In 1981, the conflict ended up in court where Idaho District Judge George Reinhardt threw out all the charges against the tribe and the men, women, and children who had been cited and/or arrested. The judge had ample grounds to dismiss the case, including treaty rights, sovereignty, and religious freedom. Instead, he chose to dismiss it on the basis of the state’s refusal to allow the Nez Perce “an opportunity to participate” in a “meaningful way with the state relative to developing regulations” that “are clearly necessary if the spring Chinook salmon is to survive.”

Acknowledging the state’s responsibility to share the power to regulate the salmon fishery with the tribe eventually produced numerous benefits for all. Tensions between the state and the tribe continued in the short term, of course, but they have never again become militant. Today, failing to consult with the tribe on any number of conservation matters, let alone the closure of a salmon fishery, would be unthinkable. What’s more, the Nez Perce have often succeeded where the state has failed.
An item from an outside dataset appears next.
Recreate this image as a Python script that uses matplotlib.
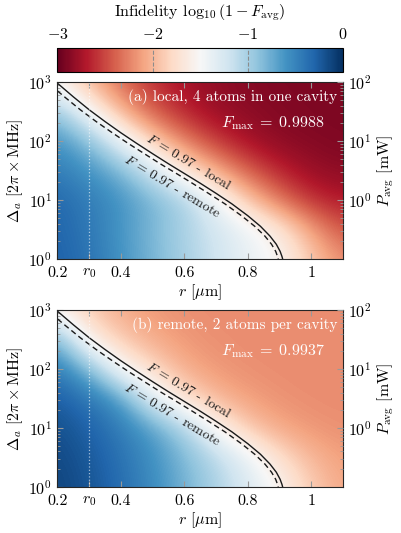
import numpy as np
import matplotlib.pyplot as plt

plt.rcParams.update({
    "font.family": "cmr10",
    "mathtext.fontset": "cm",
    "axes.formatter.use_mathtext": True,
    "font.size": 11.5,
    "axes.unicode_minus": True,
})

# grid of the infidelity map: log10(1 - F_avg)
r_grid = [0.2, 0.3, 0.4, 0.5, 0.6, 0.7, 0.8, 0.9, 1.0, 1.1]
log_delta_grid = [0.0, 0.5, 1.0, 1.5, 2.0, 2.5, 3.0]

# (a) local, 4 atoms in one cavity  (rows follow log_delta_grid)
infid_local = [
    [-0.28, -0.38, -0.60, -0.80, -1.00, -1.20, -1.40, -1.52, -1.90, -2.20],
    [-0.30, -0.42, -0.62, -0.82, -1.02, -1.22, -1.40, -1.65, -2.10, -2.45],
    [-0.32, -0.45, -0.60, -0.80, -1.00, -1.42, -1.90, -2.30, -2.60, -2.70],
    [-0.45, -0.60, -0.80, -1.20, -1.68, -2.05, -2.40, -2.65, -2.80, -2.85],
    [-0.60, -0.85, -1.35, -1.85, -2.25, -2.55, -2.75, -2.85, -2.88, -2.90],
    [-0.90, -1.45, -2.00, -2.40, -2.65, -2.80, -2.85, -2.88, -2.90, -2.90],
    [-1.55, -2.00, -2.35, -2.60, -2.75, -2.83, -2.87, -2.90, -2.90, -2.90],
]

# (b) remote, 2 atoms per cavity
infid_remote = [
    [-0.12, -0.20, -0.35, -0.55, -0.78, -1.02, -1.28, -1.53, -1.88, -2.08],
    [-0.14, -0.23, -0.38, -0.58, -0.82, -1.08, -1.38, -1.75, -2.00, -2.12],
    [-0.18, -0.28, -0.45, -0.68, -1.00, -1.52, -1.90, -2.08, -2.16, -2.19],
    [-0.25, -0.40, -0.65, -1.30, -1.75, -2.00, -2.12, -2.18, -2.20, -2.20],
    [-0.45, -0.80, -1.48, -1.80, -2.05, -2.15, -2.19, -2.20, -2.20, -2.20],
    [-0.75, -1.60, -1.90, -2.05, -2.15, -2.19, -2.20, -2.20, -2.20, -2.20],
    [-1.60, -1.90, -2.05, -2.15, -2.19, -2.20, -2.20, -2.20, -2.20, -2.20],
]

# F = 0.97 contour lines
r_line_local = [0.2, 0.25, 0.3, 0.35, 0.4, 0.45, 0.5, 0.55, 0.6, 0.65, 0.7,
                0.75, 0.8, 0.84, 0.87, 0.89, 0.902, 0.908, 0.91]
delta_line_local = [955, 562, 339, 214, 138, 91.2, 61.0, 41.2, 28.2, 19.3,
                    13.0, 8.61, 5.43, 3.59, 2.45, 1.78, 1.35, 1.10, 1.0]
r_line_remote = [0.2, 0.222, 0.272, 0.322, 0.373, 0.423, 0.474, 0.524, 0.575,
                 0.625, 0.676, 0.728, 0.78, 0.822, 0.854, 0.875, 0.888, 0.894,
                 0.896]
delta_line_remote = [708, 562, 339, 214, 138, 91.2, 61.0, 41.2, 28.2, 19.3,
                     13.0, 8.61, 5.43, 3.59, 2.45, 1.78, 1.35, 1.10, 1.0]

r0 = 0.3
panels = [
    (infid_local, "(a) local, 4 atoms in one cavity", 0.9988),
    (infid_remote, "(b) remote, 2 atoms per cavity", 0.9937),
]

fig = plt.figure(figsize=(4.02, 5.33), dpi=100)
left, width, height = 0.143, 0.710, 0.332
bottoms = [0.514, 0.0863]

dr = r_grid[1] - r_grid[0]
dl = log_delta_grid[1] - log_delta_grid[0]
extent = [r_grid[0] - dr / 2, r_grid[-1] + dr / 2,
          log_delta_grid[0] - dl / 2, log_delta_grid[-1] + dl / 2]

for (field, title, fmax), bottom in zip(panels, bottoms):
    # map drawn in log10(Delta) coordinates underneath the log axes
    axi = fig.add_axes([left, bottom, width, height], zorder=0)
    img = axi.imshow(np.array(field), cmap="RdBu", vmin=-3, vmax=0,
                     origin="lower", extent=extent, aspect="auto",
                     interpolation="bicubic")
    axi.set_xlim(0.2, 1.1)
    axi.set_ylim(log_delta_grid[0], log_delta_grid[-1])
    axi.axis("off")

    ax = fig.add_axes([left, bottom, width, height], zorder=1)
    ax.patch.set_visible(False)
    ax.set_yscale("log")
    ax.set_xlim(0.2, 1.1)
    ax.set_ylim(1, 1000)
    ax.plot(r_line_local, delta_line_local, color="0.1", lw=1.0)
    ax.plot(r_line_remote, delta_line_remote, color="0.1", lw=1.0, ls=(0, (4, 2.5)))
    ax.axvline(r0, color="white", ls=":", lw=0.9, alpha=0.6)

    ax.text(0.612, 44, r"$F\,=\,0.97$ - local", rotation=-31, fontsize=10,
            ha="center", va="center", color="0.1")
    ax.text(0.562, 17, r"$F\,=\,0.97$ - remote", rotation=-31, fontsize=10,
            ha="center", va="center", color="0.1")
    ax.text(0.98, 0.915, title, transform=ax.transAxes, ha="right", va="center",
            color="white", fontsize=11)
    ax.text(0.937, 0.77, r"$F_{\rm max}\;=\;%.4f$" % fmax, transform=ax.transAxes,
            ha="right", va="center", color="white", fontsize=11.5)

    ax.set_xticks([0.2, 0.3, 0.4, 0.6, 0.8, 1.0])
    ax.set_xticklabels(["0.2", r"$r_0$", "0.4", "0.6", "0.8", "1"])
    ax.set_yticks([1, 10, 100, 1000])
    ax.tick_params(which="both", direction="in", top=True, right=False,
                   color="0.6")
    ax.tick_params(which="major", length=4)
    ax.tick_params(which="minor", length=2.2)
    ax.tick_params(axis="x", pad=5)
    ax.tick_params(axis="y", pad=4)
    ax.set_xlabel(r"$r$ [$\mu$m]", labelpad=2)
    ax.set_ylabel(r"$\Delta_a$ [$2\pi\times$MHz]", labelpad=2)
    for s in ax.spines.values():
        s.set_color("0.15")
        s.set_linewidth(0.8)

    ax2 = ax.twinx()
    ax2.set_yscale("log")
    ax2.set_ylim(0.1, 100)
    ax2.set_yticks([1, 10, 100])
    ax2.tick_params(which="both", direction="in", color="0.6")
    ax2.tick_params(which="major", length=4, pad=4)
    ax2.tick_params(which="minor", length=2.2)
    ax2.set_ylabel(r"$P_{\rm avg}$ [mW]", labelpad=2)
    for s in ax2.spines.values():
        s.set_visible(False)

cax = fig.add_axes([left, 0.865, width, 0.045])
cb = fig.colorbar(img, cax=cax, orientation="horizontal")
cax.xaxis.set_ticks_position("top")
cax.xaxis.set_label_position("top")
cb.set_ticks([-3, -2, -1, 0])
cb.set_ticklabels([r"$-3$", r"$-2$", r"$-1$", r"$0$"])
cax.tick_params(length=0, pad=4)
for v in [-2, -1]:
    cax.axvline(v, color="0.55", ls="--", lw=0.8)
cb.outline.set_linewidth(0.8)
cb.set_label(r"Infidelity $\log_{10}(1-F_{\rm avg})$", labelpad=8)

fig.savefig("out.png", dpi=100)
For example, the state’s attempts to restore Snake River coho salmon collapsed completely in the 1960s, resulting in the species extinction in Idaho in 1988. To bring any species back from extinction is an extraordinary achievement, a rare accomplishment anywhere in the world. But in the case of the Snake River coho, the Nez Perce achieved it using eggs from lower Columbia stocks.

With the tribe’s blessing, Idaho opened its first coho season to non- Native Americans five years ago. On October 21, 2015, the National Congress of American Indians recognized the Nez Perce tribe’s Fisheries Department with “High Honors,” and they were given the prestigious Honoring Nations Award from the Harvard Kennedy School of Government’s Project on American Indian Economic Development.

If freshwater angling — whether fly fishing, lure fishing, bait fishing, or gaffing for salmon — is to have a future, we need to put aside our sectarian beliefs and differences and work together. The past is the only direction we can learn from, and in the case of the Nez Perce, theirs offers us more than hope. It’s exemplary.